Exercise prompt
Transcribe every line exactly and omit anything that is a picture.

Data shown
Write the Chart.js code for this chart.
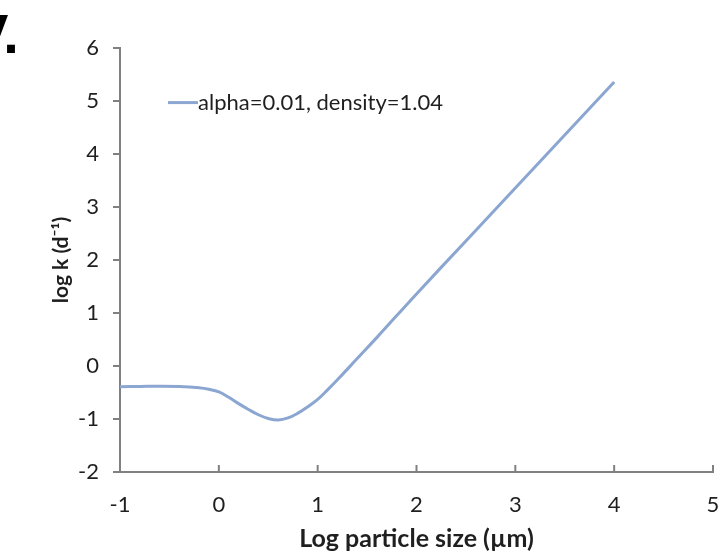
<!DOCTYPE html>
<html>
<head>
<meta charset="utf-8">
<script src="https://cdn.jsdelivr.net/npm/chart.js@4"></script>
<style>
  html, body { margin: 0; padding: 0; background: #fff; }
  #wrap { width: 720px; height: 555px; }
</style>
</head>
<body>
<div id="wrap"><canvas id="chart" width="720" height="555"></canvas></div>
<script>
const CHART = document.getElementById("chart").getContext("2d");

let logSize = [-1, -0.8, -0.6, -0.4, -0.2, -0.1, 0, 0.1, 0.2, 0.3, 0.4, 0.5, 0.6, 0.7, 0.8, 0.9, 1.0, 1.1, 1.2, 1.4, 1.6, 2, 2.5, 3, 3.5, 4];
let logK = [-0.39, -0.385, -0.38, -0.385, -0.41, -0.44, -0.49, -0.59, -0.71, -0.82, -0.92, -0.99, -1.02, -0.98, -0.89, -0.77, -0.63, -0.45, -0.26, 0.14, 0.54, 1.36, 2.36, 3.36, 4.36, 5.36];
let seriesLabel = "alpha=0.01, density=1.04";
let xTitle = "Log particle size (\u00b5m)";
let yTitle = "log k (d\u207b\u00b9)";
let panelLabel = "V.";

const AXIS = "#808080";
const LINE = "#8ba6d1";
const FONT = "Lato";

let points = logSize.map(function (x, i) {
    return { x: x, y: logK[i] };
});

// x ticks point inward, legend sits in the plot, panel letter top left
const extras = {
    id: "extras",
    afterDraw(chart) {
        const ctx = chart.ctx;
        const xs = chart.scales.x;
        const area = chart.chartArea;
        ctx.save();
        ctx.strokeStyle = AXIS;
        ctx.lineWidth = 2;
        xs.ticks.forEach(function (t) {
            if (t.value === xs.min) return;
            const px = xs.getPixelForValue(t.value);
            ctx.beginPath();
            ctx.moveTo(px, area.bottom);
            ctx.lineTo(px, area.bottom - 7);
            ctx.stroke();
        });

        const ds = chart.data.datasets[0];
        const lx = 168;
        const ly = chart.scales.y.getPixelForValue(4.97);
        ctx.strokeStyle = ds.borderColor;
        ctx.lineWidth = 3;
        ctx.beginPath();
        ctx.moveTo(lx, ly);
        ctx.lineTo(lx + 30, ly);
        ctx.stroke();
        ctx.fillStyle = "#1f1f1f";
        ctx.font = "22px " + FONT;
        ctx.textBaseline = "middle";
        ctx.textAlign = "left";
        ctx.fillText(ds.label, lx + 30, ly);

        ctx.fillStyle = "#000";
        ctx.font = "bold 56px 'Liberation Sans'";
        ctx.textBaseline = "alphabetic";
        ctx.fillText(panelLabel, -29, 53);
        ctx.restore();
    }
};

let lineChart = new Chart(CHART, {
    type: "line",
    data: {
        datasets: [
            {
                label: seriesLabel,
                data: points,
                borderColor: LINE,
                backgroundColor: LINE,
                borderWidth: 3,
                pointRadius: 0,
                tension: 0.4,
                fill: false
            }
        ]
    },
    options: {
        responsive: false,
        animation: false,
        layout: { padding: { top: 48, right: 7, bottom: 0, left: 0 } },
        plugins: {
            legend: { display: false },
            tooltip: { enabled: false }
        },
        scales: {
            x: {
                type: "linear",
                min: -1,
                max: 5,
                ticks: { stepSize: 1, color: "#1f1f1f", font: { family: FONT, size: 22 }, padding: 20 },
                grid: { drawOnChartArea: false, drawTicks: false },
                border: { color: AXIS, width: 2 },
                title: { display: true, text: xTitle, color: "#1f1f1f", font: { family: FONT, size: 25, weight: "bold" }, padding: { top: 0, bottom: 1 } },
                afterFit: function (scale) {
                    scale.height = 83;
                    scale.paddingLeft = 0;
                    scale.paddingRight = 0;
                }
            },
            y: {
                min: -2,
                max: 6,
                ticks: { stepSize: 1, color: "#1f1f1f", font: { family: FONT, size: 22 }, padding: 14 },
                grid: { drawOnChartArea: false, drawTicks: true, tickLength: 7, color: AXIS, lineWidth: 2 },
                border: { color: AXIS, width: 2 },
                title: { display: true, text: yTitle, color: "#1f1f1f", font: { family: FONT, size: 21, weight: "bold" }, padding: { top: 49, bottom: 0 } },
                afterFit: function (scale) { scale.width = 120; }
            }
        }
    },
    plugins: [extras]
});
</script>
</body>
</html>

Solution
Write the Chart.js code for this chart.
<!DOCTYPE html>
<html>
<head>
<meta charset="utf-8">
<script src="https://cdn.jsdelivr.net/npm/chart.js@4"></script>
<style>
  html, body { margin: 0; padding: 0; background: #fff; }
  #wrap { width: 720px; height: 555px; }
</style>
</head>
<body>
<div id="wrap"><canvas id="chart" width="720" height="555"></canvas></div>
<script>
const CHART = document.getElementById("chart").getContext("2d");

let logSize = [-1, -0.8, -0.6, -0.4, -0.2, -0.1, 0, 0.1, 0.2, 0.3, 0.4, 0.5, 0.6, 0.7, 0.8, 0.9, 1.0, 1.1, 1.2, 1.4, 1.6, 2, 2.5, 3, 3.5, 4];
let logK = [-0.39, -0.385, -0.38, -0.385, -0.41, -0.44, -0.49, -0.59, -0.71, -0.82, -0.92, -0.99, -1.02, -0.98, -0.89, -0.77, -0.63, -0.45, -0.26, 0.14, 0.54, 1.36, 2.36, 3.36, 4.36, 5.36];
let seriesLabel = "alpha=0.01, density=1.04";
let xTitle = "Log particle size (\u00b5m)";
let yTitle = "log k (d\u207b\u00b9)";
let panelLabel = "V.";

const AXIS = "#808080";
const LINE = "#8ba6d1";
const FONT = "Lato";

let points = logSize.map(function (x, i) {
    return { x: x, y: logK[i] };
});

// x ticks point inward, legend sits in the plot, panel letter top left
const extras = {
    id: "extras",
    afterDraw(chart) {
        const ctx = chart.ctx;
        const xs = chart.scales.x;
        const area = chart.chartArea;
        ctx.save();
        ctx.strokeStyle = AXIS;
        ctx.lineWidth = 2;
        xs.ticks.forEach(function (t) {
            if (t.value === xs.min) return;
            const px = xs.getPixelForValue(t.value);
            ctx.beginPath();
            ctx.moveTo(px, area.bottom);
            ctx.lineTo(px, area.bottom - 7);
            ctx.stroke();
        });

        const ds = chart.data.datasets[0];
        const lx = 168;
        const ly = chart.scales.y.getPixelForValue(4.97);
        ctx.strokeStyle = ds.borderColor;
        ctx.lineWidth = 3;
        ctx.beginPath();
        ctx.moveTo(lx, ly);
        ctx.lineTo(lx + 30, ly);
        ctx.stroke();
        ctx.fillStyle = "#1f1f1f";
        ctx.font = "22px " + FONT;
        ctx.textBaseline = "middle";
        ctx.textAlign = "left";
        ctx.fillText(ds.label, lx + 30, ly);

        ctx.fillStyle = "#000";
        ctx.font = "bold 56px 'Liberation Sans'";
        ctx.textBaseline = "alphabetic";
        ctx.fillText(panelLabel, -29, 53);
        ctx.restore();
    }
};

let lineChart = new Chart(CHART, {
    type: "line",
    data: {
        datasets: [
            {
                label: seriesLabel,
                data: points,
                borderColor: LINE,
                backgroundColor: LINE,
                borderWidth: 3,
                pointRadius: 0,
                tension: 0.4,
                fill: false
            }
        ]
    },
    options: {
        responsive: false,
        animation: false,
        layout: { padding: { top: 48, right: 7, bottom: 0, left: 0 } },
        plugins: {
            legend: { display: false },
            tooltip: { enabled: false }
        },
        scales: {
            x: {
                type: "linear",
                min: -1,
                max: 5,
                ticks: { stepSize: 1, color: "#1f1f1f", font: { family: FONT, size: 22 }, padding: 20 },
                grid: { drawOnChartArea: false, drawTicks: false },
                border: { color: AXIS, width: 2 },
                title: { display: true, text: xTitle, color: "#1f1f1f", font: { family: FONT, size: 25, weight: "bold" }, padding: { top: 0, bottom: 1 } },
                afterFit: function (scale) {
                    scale.height = 83;
                    scale.paddingLeft = 0;
                    scale.paddingRight = 0;
                }
            },
            y: {
                min: -2,
                max: 6,
                ticks: { stepSize: 1, color: "#1f1f1f", font: { family: FONT, size: 22 }, padding: 14 },
                grid: { drawOnChartArea: false, drawTicks: true, tickLength: 7, color: AXIS, lineWidth: 2 },
                border: { color: AXIS, width: 2 },
                title: { display: true, text: yTitle, color: "#1f1f1f", font: { family: FONT, size: 21, weight: "bold" }, padding: { top: 49, bottom: 0 } },
                afterFit: function (scale) { scale.width = 120; }
            }
        }
    },
    plugins: [extras]
});
</script>
</body>
</html>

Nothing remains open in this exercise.